Christopher Vincent Geoghegan (born 13 June 1954) is a former board member of BAE Systems (2002–07) and president of the Society of British Aircraft Constructors.

He was educated at Bishop Henshaw Senior High School in Rochdale, Lancashire and gained a degree in Business Studies from Manchester Polytechnic.

Geoghegan joined a predecessor of BAE in 1973. In 1998 he was seconded to Airbus Industrie, 20% owned by British Aerospace. In April 2000 he returned to BAE Systems to head BAE Systems Avionics.

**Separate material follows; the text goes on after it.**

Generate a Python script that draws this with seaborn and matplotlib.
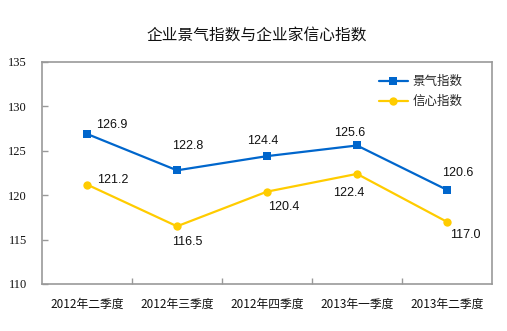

Following the shock resignation of BAE CEO John Weston in early 2002, Geoghegan was promoted to joint chief operating officer. He replaced Mike Turner who was himself promoted to CEO to replace Weston.

With effect from January 2007 Geoghegan and his co-COO were replaced by Ian King. King was promoted in what the Financial Times described as "in part designed to improve relations with the MoD further". Geoghean maintains his responsibility for BAE's partnerships, including MBDA, and remains on the board and reports to King.